_Given task:_ Return each line of the data below verbatim; pictures are to be left out.

_Provided data:_

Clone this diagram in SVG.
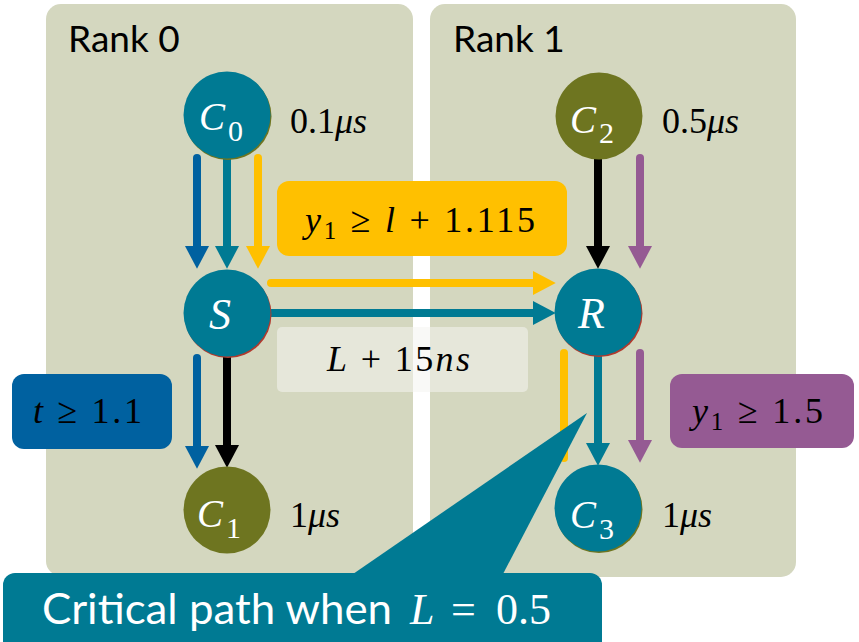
<svg xmlns="http://www.w3.org/2000/svg" width="859" height="642" viewBox="0 0 859 642">
<style>
.panel{fill:#d4d7bf}
.lbl{font-family:Lato,"Open Sans",sans-serif;font-size:37px;fill:#000}
.m{font-family:"Liberation Serif","DejaVu Serif",serif;font-size:36px;fill:#000}
.mi{font-style:italic}
.nt{font-family:"Liberation Serif","DejaVu Serif",serif;fill:#fff}
.teal{fill:#007a93}
.olive{fill:#6e7520}
.ln{fill:none;stroke-width:8;stroke-linecap:round}
</style>
<defs>
<marker id="hBlue" markerUnits="strokeWidth" markerWidth="3" markerHeight="3" refX="0" refY="1.45" orient="auto" viewBox="0 0 2.8 2.9" overflow="visible"><path d="M0,0 L2.75,1.45 L0,2.9 z" fill="#0061a0"/></marker>
<marker id="hTeal" markerUnits="strokeWidth" markerWidth="3" markerHeight="3" refX="0" refY="1.45" orient="auto" viewBox="0 0 2.8 2.9" overflow="visible"><path d="M0,0 L2.75,1.45 L0,2.9 z" fill="#007a93"/></marker>
<marker id="hYel" markerUnits="strokeWidth" markerWidth="3" markerHeight="3" refX="0" refY="1.45" orient="auto" viewBox="0 0 2.8 2.9" overflow="visible"><path d="M0,0 L2.75,1.45 L0,2.9 z" fill="#ffc000"/></marker>
<marker id="hBlk" markerUnits="strokeWidth" markerWidth="3" markerHeight="3" refX="0" refY="1.45" orient="auto" viewBox="0 0 2.8 2.9" overflow="visible"><path d="M0,0 L2.75,1.45 L0,2.9 z" fill="#000"/></marker>
<marker id="hPur" markerUnits="strokeWidth" markerWidth="3" markerHeight="3" refX="0" refY="1.45" orient="auto" viewBox="0 0 2.8 2.9" overflow="visible"><path d="M0,0 L2.75,1.45 L0,2.9 z" fill="#955a93"/></marker>
</defs>
<rect width="859" height="642" fill="#fff"/>
<g id="rank0">
<rect class="panel" x="46" y="4" width="367" height="572" rx="15"/>
<text class="lbl" x="68" y="52">Rank 0</text>
</g>
<g id="rank1">
<rect class="panel" x="430" y="4" width="366" height="573" rx="15"/>
<text class="lbl" x="453" y="52">Rank 1</text>
</g>
<g id="label-y1-l">
<rect x="277" y="181" width="290" height="75" rx="12" fill="#ffc000"/>
<text class="m" x="305" y="232" textLength="230" lengthAdjust="spacing"><tspan class="mi">y</tspan><tspan font-size="25" dy="7">1</tspan><tspan dy="-7"> ≥ </tspan><tspan class="mi">l</tspan> + 1.115</text>
</g>
<g id="label-L15ns">
<rect x="277" y="327" width="251" height="65" rx="5" fill="#f4f4f0" fill-opacity="0.55"/>
<text class="m" x="327" y="371" textLength="143" lengthAdjust="spacing"><tspan class="mi">L</tspan> + 15<tspan class="mi">ns</tspan></text>
</g>
<g id="label-t">
<rect x="12" y="374" width="160" height="75" rx="12" fill="#0061a0"/>
<text class="m" x="33" y="423" textLength="109" lengthAdjust="spacing"><tspan class="mi">t</tspan> ≥ 1.1</text>
</g>
<g id="label-y1-15">
<rect x="670" y="374" width="184" height="74" rx="12" fill="#955a93"/>
<text class="m" x="692" y="423" textLength="131" lengthAdjust="spacing"><tspan class="mi">y</tspan><tspan font-size="25" dy="7">1</tspan><tspan dy="-7"> ≥ 1.5</tspan></text>
</g>
<g id="connectors">
<line class="ln" x1="197" y1="158" x2="197" y2="246" stroke="#0061a0" marker-end="url(#hBlue)"/>
<line class="ln" x1="227" y1="156" x2="227" y2="246" stroke="#007a93" marker-end="url(#hTeal)"/>
<line class="ln" x1="258" y1="158" x2="258" y2="246" stroke="#ffc000" marker-end="url(#hYel)"/>
<line class="ln" x1="271" y1="283" x2="533" y2="283" stroke="#ffc000" marker-end="url(#hYel)"/>
<line class="ln" x1="268" y1="313" x2="533" y2="313" stroke="#007a93" stroke-linecap="butt" marker-end="url(#hTeal)"/>
<line class="ln" x1="598" y1="159" x2="598" y2="246" stroke="#000" marker-end="url(#hBlk)"/>
<line class="ln" x1="640" y1="158" x2="640" y2="246" stroke="#955a93" marker-end="url(#hPur)"/>
<line class="ln" x1="197" y1="358" x2="197" y2="446" stroke="#0061a0" marker-end="url(#hBlue)"/>
<line class="ln" x1="227" y1="354" x2="227" y2="445" stroke="#000" stroke-linecap="butt" marker-end="url(#hBlk)"/>
<line class="ln" x1="598" y1="353" x2="598" y2="443" stroke="#007a93" stroke-linecap="butt" marker-end="url(#hTeal)"/>
<line class="ln" x1="640" y1="353" x2="640" y2="440" stroke="#955a93" marker-end="url(#hPur)"/>
<line class="ln" x1="564" y1="353" x2="564" y2="458" stroke="#ffc000"/>
</g>
<g id="C0">
<circle cx="228" cy="116.5" r="43.5" fill="#6e7520"/>
<circle class="teal" cx="227" cy="115" r="43.5"/>
<text class="nt" x="199" y="130" font-size="39" font-style="italic">C</text>
<text class="nt" x="228" y="141" font-size="30">0</text>
<text class="m" x="290" y="133">0.1<tspan class="mi">μs</tspan></text>
</g>
<g id="S">
<circle cx="228" cy="314.5" r="43.5" fill="#b03a2e"/>
<circle class="teal" cx="227" cy="313" r="43.5"/>
<text class="nt" x="209" y="329" font-size="44" font-style="italic">S</text>
</g>
<g id="C1">
<circle class="olive" cx="227" cy="510" r="43.5"/>
<text class="nt" x="197" y="527" font-size="39" font-style="italic">C</text>
<text class="nt" x="226" y="538" font-size="30">1</text>
<text class="m" x="290" y="527">1<tspan class="mi">μs</tspan></text>
</g>
<g id="C2">
<circle class="olive" cx="599" cy="116" r="43.5"/>
<text class="nt" x="570" y="133" font-size="39" font-style="italic">C</text>
<text class="nt" x="599" y="143" font-size="30">2</text>
<text class="m" x="662" y="133">0.5<tspan class="mi">μs</tspan></text>
</g>
<g id="R">
<circle cx="599" cy="313.5" r="43.5" fill="#b03a2e"/>
<circle class="teal" cx="598" cy="312" r="43.5"/>
<text class="nt" x="578" y="328" font-size="44" font-style="italic">R</text>
</g>
<g id="C3">
<circle cx="599" cy="509.5" r="43.5" fill="#6e7520"/>
<circle class="teal" cx="598" cy="508" r="43.5"/>
<text class="nt" x="570" y="528" font-size="39" font-style="italic">C</text>
<text class="nt" x="599" y="539" font-size="30">3</text>
<text class="m" x="662" y="527">1<tspan class="mi">μs</tspan></text>
</g>
<g id="callout">
<path class="teal" d="M353,574 L587,413 L503,574 Z"/>
<rect class="teal" x="3" y="573" width="599" height="85" rx="12"/>
<text x="42" y="624" font-family="Lato,'Open Sans',sans-serif" font-size="42" fill="#fff" textLength="350" lengthAdjust="spacingAndGlyphs">Critical path when</text>
<text class="nt" x="410" y="624" font-size="44" font-style="italic">L</text>
<text class="nt" x="451" y="624" font-size="44">=</text>
<text class="nt" x="496" y="624" font-size="44">0.5</text>
</g>
</svg>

_Response below:_
Clone this diagram in SVG.
<svg xmlns="http://www.w3.org/2000/svg" width="859" height="642" viewBox="0 0 859 642">
<style>
.panel{fill:#d4d7bf}
.lbl{font-family:Lato,"Open Sans",sans-serif;font-size:37px;fill:#000}
.m{font-family:"Liberation Serif","DejaVu Serif",serif;font-size:36px;fill:#000}
.mi{font-style:italic}
.nt{font-family:"Liberation Serif","DejaVu Serif",serif;fill:#fff}
.teal{fill:#007a93}
.olive{fill:#6e7520}
.ln{fill:none;stroke-width:8;stroke-linecap:round}
</style>
<defs>
<marker id="hBlue" markerUnits="strokeWidth" markerWidth="3" markerHeight="3" refX="0" refY="1.45" orient="auto" viewBox="0 0 2.8 2.9" overflow="visible"><path d="M0,0 L2.75,1.45 L0,2.9 z" fill="#0061a0"/></marker>
<marker id="hTeal" markerUnits="strokeWidth" markerWidth="3" markerHeight="3" refX="0" refY="1.45" orient="auto" viewBox="0 0 2.8 2.9" overflow="visible"><path d="M0,0 L2.75,1.45 L0,2.9 z" fill="#007a93"/></marker>
<marker id="hYel" markerUnits="strokeWidth" markerWidth="3" markerHeight="3" refX="0" refY="1.45" orient="auto" viewBox="0 0 2.8 2.9" overflow="visible"><path d="M0,0 L2.75,1.45 L0,2.9 z" fill="#ffc000"/></marker>
<marker id="hBlk" markerUnits="strokeWidth" markerWidth="3" markerHeight="3" refX="0" refY="1.45" orient="auto" viewBox="0 0 2.8 2.9" overflow="visible"><path d="M0,0 L2.75,1.45 L0,2.9 z" fill="#000"/></marker>
<marker id="hPur" markerUnits="strokeWidth" markerWidth="3" markerHeight="3" refX="0" refY="1.45" orient="auto" viewBox="0 0 2.8 2.9" overflow="visible"><path d="M0,0 L2.75,1.45 L0,2.9 z" fill="#955a93"/></marker>
</defs>
<rect width="859" height="642" fill="#fff"/>
<g id="rank0">
<rect class="panel" x="46" y="4" width="367" height="572" rx="15"/>
<text class="lbl" x="68" y="52">Rank 0</text>
</g>
<g id="rank1">
<rect class="panel" x="430" y="4" width="366" height="573" rx="15"/>
<text class="lbl" x="453" y="52">Rank 1</text>
</g>
<g id="label-y1-l">
<rect x="277" y="181" width="290" height="75" rx="12" fill="#ffc000"/>
<text class="m" x="305" y="232" textLength="230" lengthAdjust="spacing"><tspan class="mi">y</tspan><tspan font-size="25" dy="7">1</tspan><tspan dy="-7"> ≥ </tspan><tspan class="mi">l</tspan> + 1.115</text>
</g>
<g id="label-L15ns">
<rect x="277" y="327" width="251" height="65" rx="5" fill="#f4f4f0" fill-opacity="0.55"/>
<text class="m" x="327" y="371" textLength="143" lengthAdjust="spacing"><tspan class="mi">L</tspan> + 15<tspan class="mi">ns</tspan></text>
</g>
<g id="label-t">
<rect x="12" y="374" width="160" height="75" rx="12" fill="#0061a0"/>
<text class="m" x="33" y="423" textLength="109" lengthAdjust="spacing"><tspan class="mi">t</tspan> ≥ 1.1</text>
</g>
<g id="label-y1-15">
<rect x="670" y="374" width="184" height="74" rx="12" fill="#955a93"/>
<text class="m" x="692" y="423" textLength="131" lengthAdjust="spacing"><tspan class="mi">y</tspan><tspan font-size="25" dy="7">1</tspan><tspan dy="-7"> ≥ 1.5</tspan></text>
</g>
<g id="connectors">
<line class="ln" x1="197" y1="158" x2="197" y2="246" stroke="#0061a0" marker-end="url(#hBlue)"/>
<line class="ln" x1="227" y1="156" x2="227" y2="246" stroke="#007a93" marker-end="url(#hTeal)"/>
<line class="ln" x1="258" y1="158" x2="258" y2="246" stroke="#ffc000" marker-end="url(#hYel)"/>
<line class="ln" x1="271" y1="283" x2="533" y2="283" stroke="#ffc000" marker-end="url(#hYel)"/>
<line class="ln" x1="268" y1="313" x2="533" y2="313" stroke="#007a93" stroke-linecap="butt" marker-end="url(#hTeal)"/>
<line class="ln" x1="598" y1="159" x2="598" y2="246" stroke="#000" marker-end="url(#hBlk)"/>
<line class="ln" x1="640" y1="158" x2="640" y2="246" stroke="#955a93" marker-end="url(#hPur)"/>
<line class="ln" x1="197" y1="358" x2="197" y2="446" stroke="#0061a0" marker-end="url(#hBlue)"/>
<line class="ln" x1="227" y1="354" x2="227" y2="445" stroke="#000" stroke-linecap="butt" marker-end="url(#hBlk)"/>
<line class="ln" x1="598" y1="353" x2="598" y2="443" stroke="#007a93" stroke-linecap="butt" marker-end="url(#hTeal)"/>
<line class="ln" x1="640" y1="353" x2="640" y2="440" stroke="#955a93" marker-end="url(#hPur)"/>
<line class="ln" x1="564" y1="353" x2="564" y2="458" stroke="#ffc000"/>
</g>
<g id="C0">
<circle cx="228" cy="116.5" r="43.5" fill="#6e7520"/>
<circle class="teal" cx="227" cy="115" r="43.5"/>
<text class="nt" x="199" y="130" font-size="39" font-style="italic">C</text>
<text class="nt" x="228" y="141" font-size="30">0</text>
<text class="m" x="290" y="133">0.1<tspan class="mi">μs</tspan></text>
</g>
<g id="S">
<circle cx="228" cy="314.5" r="43.5" fill="#b03a2e"/>
<circle class="teal" cx="227" cy="313" r="43.5"/>
<text class="nt" x="209" y="329" font-size="44" font-style="italic">S</text>
</g>
<g id="C1">
<circle class="olive" cx="227" cy="510" r="43.5"/>
<text class="nt" x="197" y="527" font-size="39" font-style="italic">C</text>
<text class="nt" x="226" y="538" font-size="30">1</text>
<text class="m" x="290" y="527">1<tspan class="mi">μs</tspan></text>
</g>
<g id="C2">
<circle class="olive" cx="599" cy="116" r="43.5"/>
<text class="nt" x="570" y="133" font-size="39" font-style="italic">C</text>
<text class="nt" x="599" y="143" font-size="30">2</text>
<text class="m" x="662" y="133">0.5<tspan class="mi">μs</tspan></text>
</g>
<g id="R">
<circle cx="599" cy="313.5" r="43.5" fill="#b03a2e"/>
<circle class="teal" cx="598" cy="312" r="43.5"/>
<text class="nt" x="578" y="328" font-size="44" font-style="italic">R</text>
</g>
<g id="C3">
<circle cx="599" cy="509.5" r="43.5" fill="#6e7520"/>
<circle class="teal" cx="598" cy="508" r="43.5"/>
<text class="nt" x="570" y="528" font-size="39" font-style="italic">C</text>
<text class="nt" x="599" y="539" font-size="30">3</text>
<text class="m" x="662" y="527">1<tspan class="mi">μs</tspan></text>
</g>
<g id="callout">
<path class="teal" d="M353,574 L587,413 L503,574 Z"/>
<rect class="teal" x="3" y="573" width="599" height="85" rx="12"/>
<text x="42" y="624" font-family="Lato,'Open Sans',sans-serif" font-size="42" fill="#fff" textLength="350" lengthAdjust="spacingAndGlyphs">Critical path when</text>
<text class="nt" x="410" y="624" font-size="44" font-style="italic">L</text>
<text class="nt" x="451" y="624" font-size="44">=</text>
<text class="nt" x="496" y="624" font-size="44">0.5</text>
</g>
</svg>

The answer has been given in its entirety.